▶ Exercise instructions: Skip the pictures. Repeat everything else in the records word for word.

===== Records to process

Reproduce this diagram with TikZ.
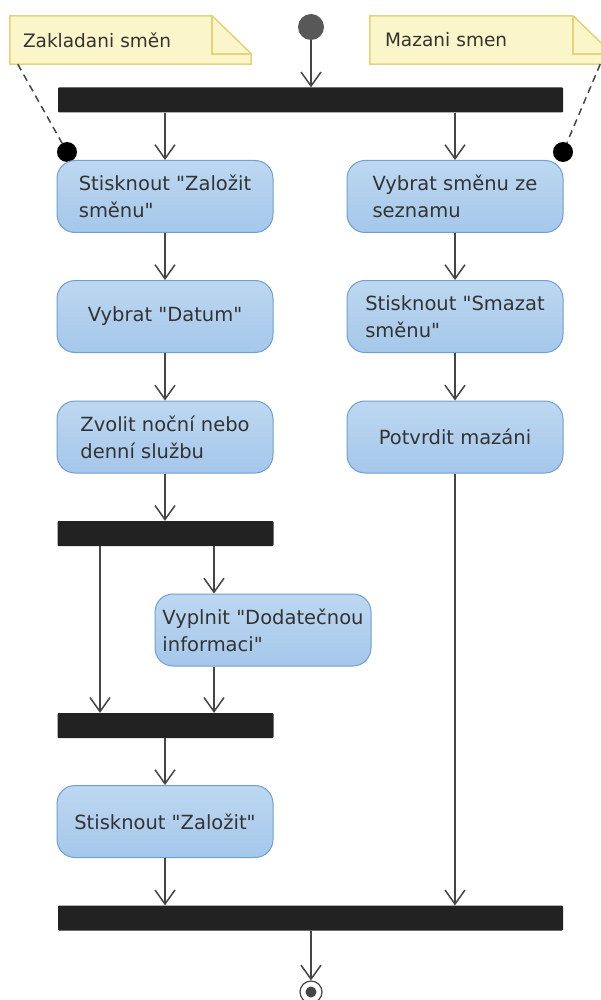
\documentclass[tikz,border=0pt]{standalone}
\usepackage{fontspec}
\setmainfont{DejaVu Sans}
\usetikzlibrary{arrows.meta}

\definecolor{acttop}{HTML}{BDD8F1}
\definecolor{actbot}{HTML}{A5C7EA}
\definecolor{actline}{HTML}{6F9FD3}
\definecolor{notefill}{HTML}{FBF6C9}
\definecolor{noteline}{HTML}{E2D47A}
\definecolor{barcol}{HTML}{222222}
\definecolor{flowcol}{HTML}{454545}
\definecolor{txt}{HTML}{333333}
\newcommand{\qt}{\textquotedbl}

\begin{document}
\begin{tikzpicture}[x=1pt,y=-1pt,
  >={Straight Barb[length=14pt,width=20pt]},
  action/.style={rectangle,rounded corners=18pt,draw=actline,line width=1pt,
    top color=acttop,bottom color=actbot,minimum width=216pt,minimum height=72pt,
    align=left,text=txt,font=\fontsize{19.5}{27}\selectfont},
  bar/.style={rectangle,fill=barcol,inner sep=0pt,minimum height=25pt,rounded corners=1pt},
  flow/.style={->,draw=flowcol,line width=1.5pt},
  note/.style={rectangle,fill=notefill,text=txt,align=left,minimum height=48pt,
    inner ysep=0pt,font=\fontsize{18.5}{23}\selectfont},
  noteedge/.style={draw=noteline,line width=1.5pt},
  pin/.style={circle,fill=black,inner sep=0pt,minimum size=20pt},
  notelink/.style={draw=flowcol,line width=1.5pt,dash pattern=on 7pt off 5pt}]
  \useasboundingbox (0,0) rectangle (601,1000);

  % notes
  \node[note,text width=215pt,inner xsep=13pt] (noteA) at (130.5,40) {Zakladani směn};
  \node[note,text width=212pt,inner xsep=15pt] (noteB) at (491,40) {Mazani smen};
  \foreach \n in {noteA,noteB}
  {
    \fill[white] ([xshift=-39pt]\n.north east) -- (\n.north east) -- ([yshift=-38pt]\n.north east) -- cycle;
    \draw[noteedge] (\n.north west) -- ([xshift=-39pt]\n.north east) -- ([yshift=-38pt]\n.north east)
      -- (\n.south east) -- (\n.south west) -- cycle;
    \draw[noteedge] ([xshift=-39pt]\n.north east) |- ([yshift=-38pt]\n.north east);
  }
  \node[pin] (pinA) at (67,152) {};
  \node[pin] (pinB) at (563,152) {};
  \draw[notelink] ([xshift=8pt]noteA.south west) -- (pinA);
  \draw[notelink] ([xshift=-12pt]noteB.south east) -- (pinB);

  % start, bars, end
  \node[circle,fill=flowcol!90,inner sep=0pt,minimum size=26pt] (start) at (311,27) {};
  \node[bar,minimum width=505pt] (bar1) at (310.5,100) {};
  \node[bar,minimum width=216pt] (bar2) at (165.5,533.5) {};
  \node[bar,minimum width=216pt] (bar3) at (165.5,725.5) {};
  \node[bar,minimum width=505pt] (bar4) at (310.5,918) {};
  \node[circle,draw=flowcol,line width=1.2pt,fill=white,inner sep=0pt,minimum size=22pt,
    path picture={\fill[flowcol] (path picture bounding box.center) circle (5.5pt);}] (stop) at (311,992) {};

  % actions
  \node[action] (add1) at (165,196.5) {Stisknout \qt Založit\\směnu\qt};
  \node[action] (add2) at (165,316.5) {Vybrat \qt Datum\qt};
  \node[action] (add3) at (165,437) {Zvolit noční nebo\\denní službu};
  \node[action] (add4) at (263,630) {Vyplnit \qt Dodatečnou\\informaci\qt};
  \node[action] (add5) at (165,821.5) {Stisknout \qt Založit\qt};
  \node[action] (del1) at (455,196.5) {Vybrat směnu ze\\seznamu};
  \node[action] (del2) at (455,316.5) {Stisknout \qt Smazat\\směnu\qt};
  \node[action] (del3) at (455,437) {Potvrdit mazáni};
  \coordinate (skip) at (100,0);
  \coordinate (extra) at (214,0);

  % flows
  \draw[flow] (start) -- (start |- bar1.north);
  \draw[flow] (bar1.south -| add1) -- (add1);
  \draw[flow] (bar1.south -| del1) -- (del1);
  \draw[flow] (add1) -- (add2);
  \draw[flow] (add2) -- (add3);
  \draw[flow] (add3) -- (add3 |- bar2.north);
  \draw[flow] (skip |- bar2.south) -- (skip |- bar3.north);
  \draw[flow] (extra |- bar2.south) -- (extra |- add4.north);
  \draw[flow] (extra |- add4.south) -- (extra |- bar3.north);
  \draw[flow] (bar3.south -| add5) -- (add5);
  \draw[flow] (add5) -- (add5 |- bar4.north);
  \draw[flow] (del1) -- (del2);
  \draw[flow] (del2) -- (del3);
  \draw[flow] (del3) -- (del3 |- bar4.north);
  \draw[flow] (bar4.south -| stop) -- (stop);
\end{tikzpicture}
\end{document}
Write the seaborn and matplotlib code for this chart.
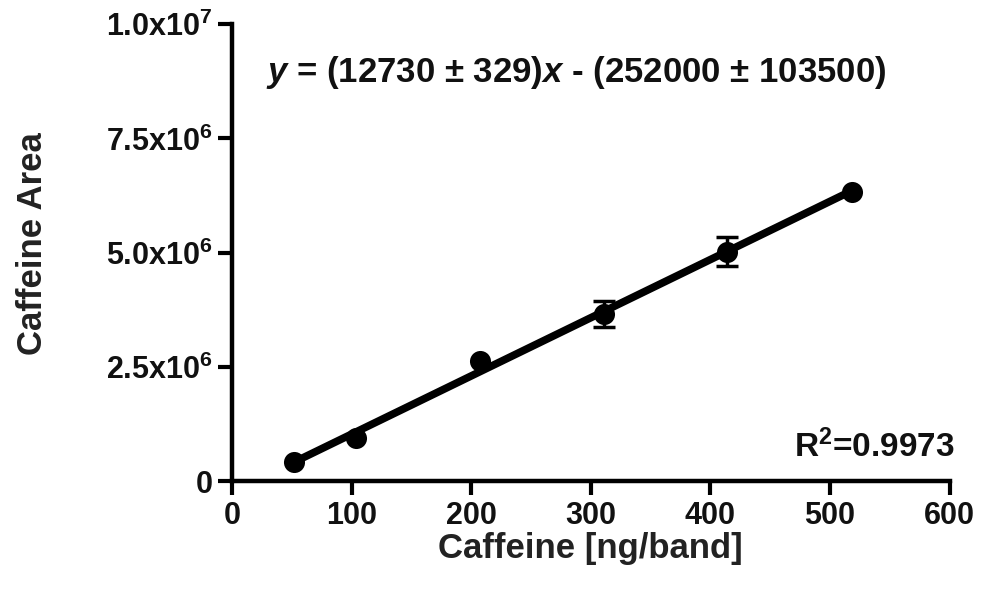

==========

▶ Problem solution:
Reproduce this diagram with TikZ.
\documentclass[tikz,border=0pt]{standalone}
\usepackage{fontspec}
\setmainfont{DejaVu Sans}
\usetikzlibrary{arrows.meta}

\definecolor{acttop}{HTML}{BDD8F1}
\definecolor{actbot}{HTML}{A5C7EA}
\definecolor{actline}{HTML}{6F9FD3}
\definecolor{notefill}{HTML}{FBF6C9}
\definecolor{noteline}{HTML}{E2D47A}
\definecolor{barcol}{HTML}{222222}
\definecolor{flowcol}{HTML}{454545}
\definecolor{txt}{HTML}{333333}
\newcommand{\qt}{\textquotedbl}

\begin{document}
\begin{tikzpicture}[x=1pt,y=-1pt,
  >={Straight Barb[length=14pt,width=20pt]},
  action/.style={rectangle,rounded corners=18pt,draw=actline,line width=1pt,
    top color=acttop,bottom color=actbot,minimum width=216pt,minimum height=72pt,
    align=left,text=txt,font=\fontsize{19.5}{27}\selectfont},
  bar/.style={rectangle,fill=barcol,inner sep=0pt,minimum height=25pt,rounded corners=1pt},
  flow/.style={->,draw=flowcol,line width=1.5pt},
  note/.style={rectangle,fill=notefill,text=txt,align=left,minimum height=48pt,
    inner ysep=0pt,font=\fontsize{18.5}{23}\selectfont},
  noteedge/.style={draw=noteline,line width=1.5pt},
  pin/.style={circle,fill=black,inner sep=0pt,minimum size=20pt},
  notelink/.style={draw=flowcol,line width=1.5pt,dash pattern=on 7pt off 5pt}]
  \useasboundingbox (0,0) rectangle (601,1000);

  % notes
  \node[note,text width=215pt,inner xsep=13pt] (noteA) at (130.5,40) {Zakladani směn};
  \node[note,text width=212pt,inner xsep=15pt] (noteB) at (491,40) {Mazani smen};
  \foreach \n in {noteA,noteB}
  {
    \fill[white] ([xshift=-39pt]\n.north east) -- (\n.north east) -- ([yshift=-38pt]\n.north east) -- cycle;
    \draw[noteedge] (\n.north west) -- ([xshift=-39pt]\n.north east) -- ([yshift=-38pt]\n.north east)
      -- (\n.south east) -- (\n.south west) -- cycle;
    \draw[noteedge] ([xshift=-39pt]\n.north east) |- ([yshift=-38pt]\n.north east);
  }
  \node[pin] (pinA) at (67,152) {};
  \node[pin] (pinB) at (563,152) {};
  \draw[notelink] ([xshift=8pt]noteA.south west) -- (pinA);
  \draw[notelink] ([xshift=-12pt]noteB.south east) -- (pinB);

  % start, bars, end
  \node[circle,fill=flowcol!90,inner sep=0pt,minimum size=26pt] (start) at (311,27) {};
  \node[bar,minimum width=505pt] (bar1) at (310.5,100) {};
  \node[bar,minimum width=216pt] (bar2) at (165.5,533.5) {};
  \node[bar,minimum width=216pt] (bar3) at (165.5,725.5) {};
  \node[bar,minimum width=505pt] (bar4) at (310.5,918) {};
  \node[circle,draw=flowcol,line width=1.2pt,fill=white,inner sep=0pt,minimum size=22pt,
    path picture={\fill[flowcol] (path picture bounding box.center) circle (5.5pt);}] (stop) at (311,992) {};

  % actions
  \node[action] (add1) at (165,196.5) {Stisknout \qt Založit\\směnu\qt};
  \node[action] (add2) at (165,316.5) {Vybrat \qt Datum\qt};
  \node[action] (add3) at (165,437) {Zvolit noční nebo\\denní službu};
  \node[action] (add4) at (263,630) {Vyplnit \qt Dodatečnou\\informaci\qt};
  \node[action] (add5) at (165,821.5) {Stisknout \qt Založit\qt};
  \node[action] (del1) at (455,196.5) {Vybrat směnu ze\\seznamu};
  \node[action] (del2) at (455,316.5) {Stisknout \qt Smazat\\směnu\qt};
  \node[action] (del3) at (455,437) {Potvrdit mazáni};
  \coordinate (skip) at (100,0);
  \coordinate (extra) at (214,0);

  % flows
  \draw[flow] (start) -- (start |- bar1.north);
  \draw[flow] (bar1.south -| add1) -- (add1);
  \draw[flow] (bar1.south -| del1) -- (del1);
  \draw[flow] (add1) -- (add2);
  \draw[flow] (add2) -- (add3);
  \draw[flow] (add3) -- (add3 |- bar2.north);
  \draw[flow] (skip |- bar2.south) -- (skip |- bar3.north);
  \draw[flow] (extra |- bar2.south) -- (extra |- add4.north);
  \draw[flow] (extra |- add4.south) -- (extra |- bar3.north);
  \draw[flow] (bar3.south -| add5) -- (add5);
  \draw[flow] (add5) -- (add5 |- bar4.north);
  \draw[flow] (del1) -- (del2);
  \draw[flow] (del2) -- (del3);
  \draw[flow] (del3) -- (del3 |- bar4.north);
  \draw[flow] (bar4.south -| stop) -- (stop);
\end{tikzpicture}
\end{document}
Write the seaborn and matplotlib code for this chart.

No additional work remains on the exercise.